Well, it wasn’t something I was in any hurry to test after the silver golem. Level 4 monsters were no joke. Someone else could test that. I would wait a bit more until my stats were high enough to not be worried. While I wouldn’t upgrade Acid Shot since that would make my grinding worse, it needed to be a serious consideration for when I wanted to grind level 4 monsters so I could one shot them.

Body-500; Mind-175 (+75); Spirt-200; Perception-175 (+75); Aura-100; Regeneration-400; Endurance-50; Absorption-50 for a total of 1,650 upgrades.

Naran went next. He had already informed me of his plan and his stats. It was something we discussed quite often.

Body-350 (+50); Mind-100; Spirt-100 (+40); Perception-70 (+10); Aura-70; Regeneration-100; Endurance-30; Absorption-30 for a total of 850 upgrades.

“Fethee, pull the cart. Yes or no?” I asked him. He hesitated look at the other people near him. “I don’t have all day. Hurry up.”

“I will pull the cart,” he said.

“Alright, you take over for Naran. The rest of you, you aren’t needed. Leave me alone or die. Let’s go,” I said, and we set off again. The three people were left behind talking in another language. But they clearly got the message at least. Enough not to keep following at a close distance.

“Well, at least I am off cart duty,” Naran said.

“And on monster duty,” I replied.

“That is fine. You want to explain stuff to him?” Naran asked.

“Up to you. I was going to see how much he could work out on his own,” I said not caring if Fethee was listening in.

“I can’t believe that happened. Like Truth all over again,” Naran muttered loudly.

“That much rampant cannibalism?” I asked.

“The fact it is even happening. It is depressing and sad,” he let out a long sigh.

“I could change things, but it isn’t worthwhile. You know that,” I replied.

“I know. Still. It was brutal.”

“Life is brutal, life here is ten times more brutal. Just back on Earth people could ignore that, since it didn’t happen near them. Easy to ignore what you don’t see,” I replied.

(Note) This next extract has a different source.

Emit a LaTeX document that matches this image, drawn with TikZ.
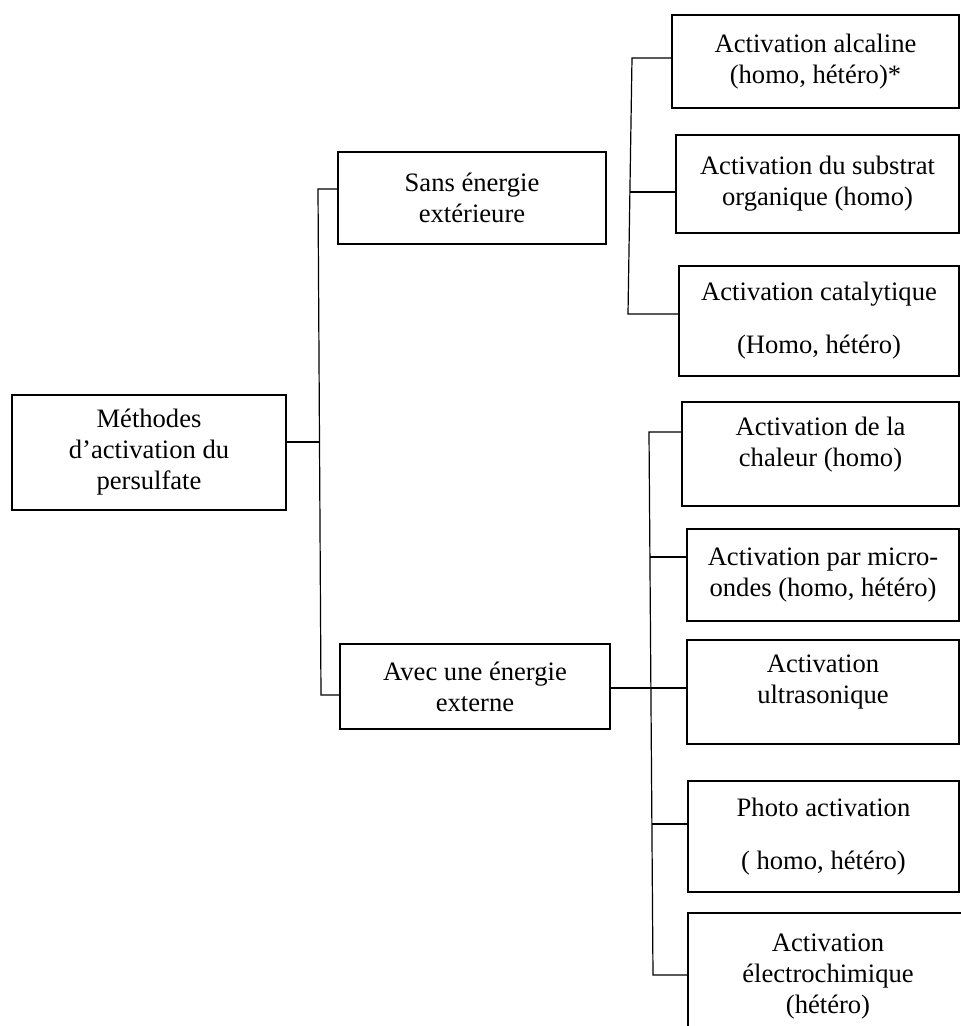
\documentclass[tikz,border=0pt]{standalone}
\usepackage{fontspec}
\setmainfont{Liberation Serif}
\begin{document}
\begin{tikzpicture}[x=1pt,y=-1pt,
  box/.style={draw, line width=2.5pt, rectangle, inner sep=0pt, align=center,
    font=\fontsize{26.6}{31}\selectfont},
  conn/.style={line width=1.2pt}]
\useasboundingbox (0,0) rectangle (961,1026);

% root and level 1
\node[box, minimum width=274pt, minimum height=115pt] (M) at (149,452.5) {Méthodes\\d’activation du\\persulfate};
\node[box, minimum width=268pt, minimum height=92pt] (S) at (472,198) {Sans énergie\\extérieure};
\node[box, minimum width=270pt, minimum height=85pt] (A) at (475,686.5) {Avec une énergie\\externe};

% level 2, top group
\node[box, minimum width=287pt, minimum height=93pt] (b1) at (815.5,61.5) {Activation alcaline\\(homo, hétéro)*};
\node[box, minimum width=283pt, minimum height=98pt] (b2) at (817.5,184) {Activation du substrat\\organique (homo)};
\node[box, minimum width=280pt, minimum height=110pt] (b3) at (819,321) {Activation catalytique\\[22pt](Homo, hétéro)};

% level 2, bottom group
\node[box, minimum width=277pt, minimum height=104pt, text depth=25pt] (b4) at (820.5,454) {Activation de la\\chaleur (homo)};
\node[box, minimum width=272pt, minimum height=92pt] (b5) at (823,575) {Activation par micro-\\ondes (homo, hétéro)};
\node[box, minimum width=272pt, minimum height=104pt, text depth=26pt] (b6) at (823,692) {Activation\\ultrasonique};
\node[box, minimum width=271pt, minimum height=111pt] (b7) at (823.5,836.5) {Photo activation\\[22pt]( homo, hétéro)};
\node[box, minimum width=280pt, minimum height=127pt] (b8) at (828,976.5) {Activation\\électrochimique\\(hétéro)};

% root connectors
\coordinate (r0) at (320,442);
\coordinate (rt) at (318,189);
\coordinate (rb) at (321,695);
\draw[conn] (M.east |- r0) -- (r0);
\draw[conn] (S.west |- rt) -- (rt) -- (rb) -- (A.west |- rb);

% top group connectors
\coordinate (t1) at (632,58);
\coordinate (t2) at (630,192);
\coordinate (t3) at (628,314);
\draw[conn] (b1.west |- t1) -- (t1) -- (t3) -- (b3.west |- t3);
\draw[conn] (t2) -- (b2.west |- t2);

% bottom group connectors
\coordinate (u1) at (649,432);
\coordinate (u2) at (650,557);
\coordinate (u3) at (651,688);
\coordinate (u4) at (652,824);
\coordinate (u5) at (653,975);
\draw[conn] (b4.west |- u1) -- (u1) -- (u5) -- (b8.west |- u5);
\draw[conn] (u2) -- (b5.west |- u2);
\draw[conn] (A.east |- u3) -- (b6.west |- u3);
\draw[conn] (u4) -- (b7.west |- u4);
\end{tikzpicture}
\end{document}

There was silence as we continued to make our way through the city. I could tell Fethee had questions, but I wasn’t in the mood to explain things to him right now. Neither was Naran. Watching people get ripped apart and eaten by starving people was a mood killer.

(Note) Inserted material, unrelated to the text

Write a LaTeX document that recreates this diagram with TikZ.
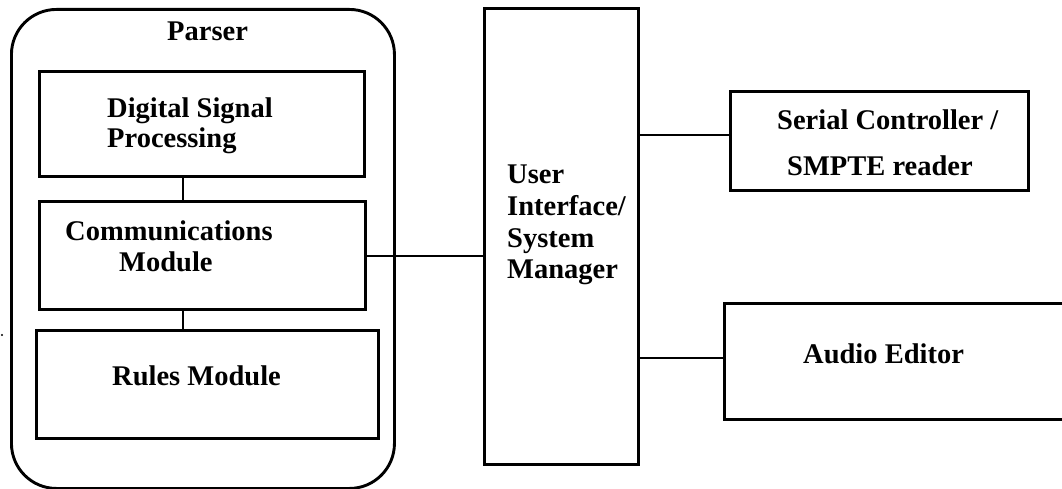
\documentclass[tikz,border=0pt]{standalone}
\usepackage{fontspec}
\setmainfont{Liberation Serif}
\begin{document}
\begin{tikzpicture}[x=1pt,y=-1pt,
  box/.style={draw,line width=2.9pt,inner sep=0pt,anchor=north west},
  lbl/.style={anchor=base west,inner sep=0pt,font=\fontsize{28.5}{33}\selectfont\bfseries},
  wire/.style={line width=2.9pt}]
\useasboundingbox (0,0) rectangle (1062,489);
% outer parser container
\node[box,rounded corners=45pt,minimum width=383pt,minimum height=479pt] (parser) at (10,8) {};
\node[lbl] (parserlbl) at (167,41) {Parser};
% inner boxes
\node[box,minimum width=325pt,minimum height=105pt] (dsp) at (38,70) {};
\node[lbl] (dspl1) at (107,118) {Digital Signal};
\node[lbl] (dspl2) at (107,148) {Processing};
\node[box,minimum width=326pt,minimum height=108pt] (comms) at (38,200) {};
\node[lbl] (comml1) at (65,240) {Communications};
\node[lbl] (comml2) at (119,271) {Module};
\node[box,minimum width=342pt,minimum height=108pt] (rules) at (35,329) {};
\node[lbl] (rulesl) at (112,385) {Rules Module};
% user interface
\node[box,minimum width=154pt,minimum height=456pt] (ui) at (483,7) {};
\node[lbl] (uil1) at (507,183) {User};
\node[lbl] (uil2) at (507,215) {Interface/};
\node[lbl] (uil3) at (507,247) {System};
\node[lbl] (uil4) at (507,278) {Manager};
% right boxes
\node[box,minimum width=298pt,minimum height=99pt] (serial) at (729,90) {};
\node[lbl] (seriall1) at (777,130) {Serial Controller /};
\node[lbl] (seriall2) at (787,176) {SMPTE reader};
\node[box,minimum width=360pt,minimum height=116pt] (audio) at (723,302) {};
\node[lbl] (audiol) at (803,363) {Audio Editor};
% connectors
\coordinate (vx) at (183,0);
\coordinate (ys) at (0,135);
\coordinate (ya) at (0,358);
\coordinate (yc) at (0,256);
\draw[wire] (dsp.south -| vx) -- (comms.north -| vx);
\draw[wire] (comms.south -| vx) -- (rules.north -| vx);
\draw[wire] (comms.east |- yc) -- (ui.west |- yc);
\draw[wire] (ui.east |- ys) -- (serial.west |- ys);
\draw[wire] (ui.east |- ya) -- (audio.west |- ya);
% stray mark
\fill (2,335) circle (1.2pt);
\end{tikzpicture}
\end{document}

I was honestly considering reversing course with how bad the city was. Looking at people being ripped apart and eaten alive was incredibly disturbing. But investing this city was a massive task. I had a lot more control in Purgatory and it was still experiencing issues.

If I rocked the boat because of what I had witnessed, it would only weaken my position. There was no value in saving people arriving to this city. Perhaps in the future a governor could be appointed, and forces dispatched to take control. But for now, it wasn’t worthwhile or something I was willing to invest my time in. No matter how bad the situation made me feel, and how it was nightmare fuel, I was set on my path.

The path of blood and cruelty. I wouldn’t lie to myself. What I had done to this city had been incredibly cruel. That cruelty would continue without restraint as people starved and ate each other. I couldn’t afford kindness. I couldn’t afford compassion.

I mentally cursed the Systemic Lands and the Almighty System for creating such a situation. If you had the power to teleport people, you had the power to take responsibility and not let things progress to this state.

All the power I had witnessed, and there was a lack of food. It was like having teleporters and spaceships but starving to death. It just incredibly stupid and backwards. I already knew it, but this was further confirmation that the Almighty System had a completely different set of priorities and values compared to humans.

It was not some kindly old man, doling out hints and quests. It was one of those internet games that existed to torture people and wipe them out without consideration. There was no sense of fairness or balance. It truly was a murder machine in every way.